In Deuteronomy we are commanded to love and serve the Lord our God with all of our hearts and souls (11:13; 30:6). It is natural that God instructs us to give all of ourselves—heart and soul—to loving and serving Him. God asks for our very best effort, and He doesn’t want us to give ourselves to any other god. As the Creator of this universe, He is right to expect nothing less. When we give our hearts and souls, we hold nothing back, demonstrating our total commitment to the Lord.
But what does it mean for God to say He will do something with all of His heart and soul? It indicates that He is committed to the task with everything He has. Such commitment reveals the importance God places on the promised event. It is a certainty that He will faithfully fulfill His promise.

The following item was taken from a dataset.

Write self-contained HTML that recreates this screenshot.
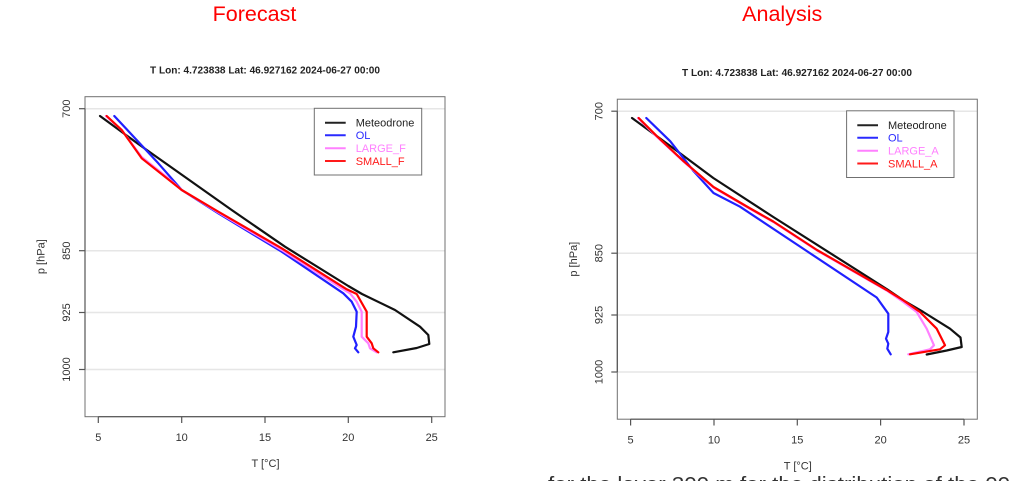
<!DOCTYPE html>
<html>
<head>
<meta charset="utf-8">
<style>
  html, body { margin: 0; padding: 0; background: #ffffff; }
  body { width: 1024px; height: 481px; overflow: hidden; }
  svg { display: block; }
  text { font-family: "Liberation Sans", Arial, sans-serif; }
</style>
</head>
<body>
<svg width="1024" height="481" viewBox="0 0 1024 481" xmlns="http://www.w3.org/2000/svg">
  <rect width="1024" height="481" fill="#ffffff"/>

  <!-- headings -->
  <text x="254.5" y="21" font-size="21.5" fill="#ff0000" text-anchor="middle">Forecast</text>
  <text x="782.2" y="21" font-size="21.5" fill="#ff0000" text-anchor="middle">Analysis</text>

  <defs>
    <g id="frame">
      <!-- grid -->
      <g stroke="#e6e6e6" stroke-width="1.5">
        <line x1="85" y1="108.7" x2="445" y2="108.7"/>
        <line x1="85" y1="250.7" x2="445" y2="250.7"/>
        <line x1="85" y1="312.5" x2="445" y2="312.5"/>
        <line x1="85" y1="369.5" x2="445" y2="369.5"/>
      </g>
      <!-- box -->
      <rect x="85" y="96.7" width="360" height="320" fill="none" stroke="#707070" stroke-width="1"/>
      <!-- axes -->
      <g stroke="#555" stroke-width="1.2">
        <line x1="85" y1="108.7" x2="85" y2="369.5"/>
        <line x1="79" y1="108.7" x2="85" y2="108.7"/>
        <line x1="79" y1="250.7" x2="85" y2="250.7"/>
        <line x1="79" y1="312.5" x2="85" y2="312.5"/>
        <line x1="79" y1="369.5" x2="85" y2="369.5"/>
        <line x1="98.3" y1="416.7" x2="431.7" y2="416.7"/>
        <line x1="98.3" y1="416.7" x2="98.3" y2="423"/>
        <line x1="181.7" y1="416.7" x2="181.7" y2="423"/>
        <line x1="265" y1="416.7" x2="265" y2="423"/>
        <line x1="348.3" y1="416.7" x2="348.3" y2="423"/>
        <line x1="431.7" y1="416.7" x2="431.7" y2="423"/>
      </g>
      <!-- tick labels -->
      <g font-size="11" fill="#333" text-anchor="middle">
        <text x="98.3" y="441">5</text>
        <text x="181.7" y="441">10</text>
        <text x="265" y="441">15</text>
        <text x="348.3" y="441">20</text>
        <text x="431.7" y="441">25</text>
        <text transform="translate(70,108.7) rotate(-90)">700</text>
        <text transform="translate(70,250.7) rotate(-90)">850</text>
        <text transform="translate(70,312.5) rotate(-90)">925</text>
        <text transform="translate(70,369.5) rotate(-90)">1000</text>
        <text x="265.5" y="467">T [°C]</text>
        <text transform="translate(44.5,256.7) rotate(-90)">p [hPa]</text>
      </g>
      <!-- legend box -->
      <rect x="314.3" y="108.3" width="107.4" height="66.7" fill="#ffffff" stroke="#707070" stroke-width="1"/>
      <g stroke-width="2">
        <line x1="325" y1="122.7" x2="345.7" y2="122.7" stroke="#222"/>
        <line x1="325" y1="135.2" x2="345.7" y2="135.2" stroke="#2a2aff"/>
        <line x1="325" y1="148.3" x2="345.7" y2="148.3" stroke="#ff80ff"/>
        <line x1="325" y1="161" x2="345.7" y2="161" stroke="#ff1a1a"/>
      </g>
      <g font-size="11">
        <text x="355.7" y="126.5" fill="#222">Meteodrone</text>
        <text x="355.7" y="139" fill="#2a2aff">OL</text>
      </g>
    </g>
  </defs>

  <!-- LEFT PLOT -->
  <use href="#frame"/>
  <text x="265" y="73.6" font-size="10" font-weight="bold" fill="#222" text-anchor="middle" textLength="230" lengthAdjust="spacingAndGlyphs">T Lon: 4.723838 Lat: 46.927162 2024-06-27 00:00</text>
  <g font-size="11">
    <text x="355.7" y="152" fill="#ff80ff">LARGE_F</text>
    <text x="355.7" y="165" fill="#ff1a1a">SMALL_F</text>
  </g>
  <g fill="none" stroke-width="2.2" stroke-linejoin="round" stroke-linecap="round">
    <polyline stroke="#111" points="100,116 138.3,144 185,177 231.7,210 285,246.7 348.3,286 362,294 395,310 420,326.7 428.3,335 429.3,344 416.7,348 393.3,352.3"/>
    <polyline stroke="#2020ff" points="114.3,116 138.3,141.7 158.3,163.3 181.7,190 218.3,213.3 281.7,251.7 343.3,293.3 351.7,301.7 356.7,311.7 356,326.7 353.3,336.7 356.7,345 355,348.3 358.3,352.3"/>
    <polyline stroke="#ff80ff" points="106,116 121.7,130 141.7,157 166.7,177 181.7,190 218.3,212.5 281.7,250 346,291 350,293.3 356.7,301.7 361.7,311.7 361.7,336.7 368.3,343.3 370,348.3 376.7,352.3"/>
    <polyline stroke="#ff0000" points="106.7,116 121.7,130 141.7,158.3 181.7,190 218.3,211.7 281.7,248.3 346.7,289.3 356.7,294 366.7,311.7 366.7,336.7 371.7,343.3 373.3,348.3 378.3,352.3"/>
  </g>

  <!-- RIGHT PLOT -->
  <use href="#frame" transform="translate(532.3,2.5)"/>
  <text x="797" y="76.2" font-size="10" font-weight="bold" fill="#222" text-anchor="middle" textLength="230" lengthAdjust="spacingAndGlyphs">T Lon: 4.723838 Lat: 46.927162 2024-06-27 00:00</text>
  <g font-size="11" transform="translate(532.3,2.5)">
    <text x="355.7" y="152" fill="#ff80ff">LARGE_A</text>
    <text x="355.7" y="165" fill="#ff1a1a">SMALL_A</text>
  </g>
  <g fill="none" stroke-width="2.2" stroke-linejoin="round" stroke-linecap="round">
    <polyline stroke="#111" points="632,118 670.3,146 713.3,178 773.3,217 886.7,289 903.3,300.3 923.3,312 950,328.7 960.5,337.5 961.7,347 946.7,350.5 926.7,354.5"/>
    <polyline stroke="#2020ff" points="646.3,118 670.3,141.3 693.7,171.3 713.5,193 740,206.7 806.7,251 876.7,297.5 888.3,313.7 888.3,332 886,338.7 888.3,343.7 887.3,348.7 890.7,354.3"/>
    <polyline stroke="#ff80ff" points="638,118 656.5,136.5 683.7,161.8 713.5,187.5 750.3,209 773.3,222 817,250.5 886.7,290.5 903.3,302 916.7,312 926.7,328.7 934,345.3 930,349.3 908.3,354.3"/>
    <polyline stroke="#ff0000" points="638.7,118 657,136.3 683.7,161.3 713.5,187 750.3,208.5 773.3,221.5 817,250 886.7,290 903.3,300.3 920,312 936.7,328.7 945,345.3 940,349.3 910,354.3"/>
  </g>

  <!-- cut-off body text at the bottom -->
  <text x="548" y="491" font-size="20" fill="#333" textLength="462" lengthAdjust="spacingAndGlyphs">for the layer 300 m for the distribution of the 00</text>
</svg>
</body>
</html>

In the context of Jeremiah 32:41, the Lord declares that He will gather the Jewish people from the places where He has scattered them and return them to the land of Israel. After returning them to the land, God promises to give them a new heart and an everlasting covenant, and He promises not to turn away from doing good for them. He will plant them in the land of Israel, never to be uprooted again.
God’s declaration that He will perform these tasks with all of His heart and all of His soul shows the importance He places on bringing the Jewish people back to the Promised Land and planting them there. He regards it as a work of highest priority.
I believe we are fortunate to be witnessing and supporting the gathering and return of the Jewish people to the land of Israel. God has not rejected the descendants of Abraham, Isaac, and Jacob. Israel’s future is secure because the Lord has promised to make it secure, and He has done so with all of His heart.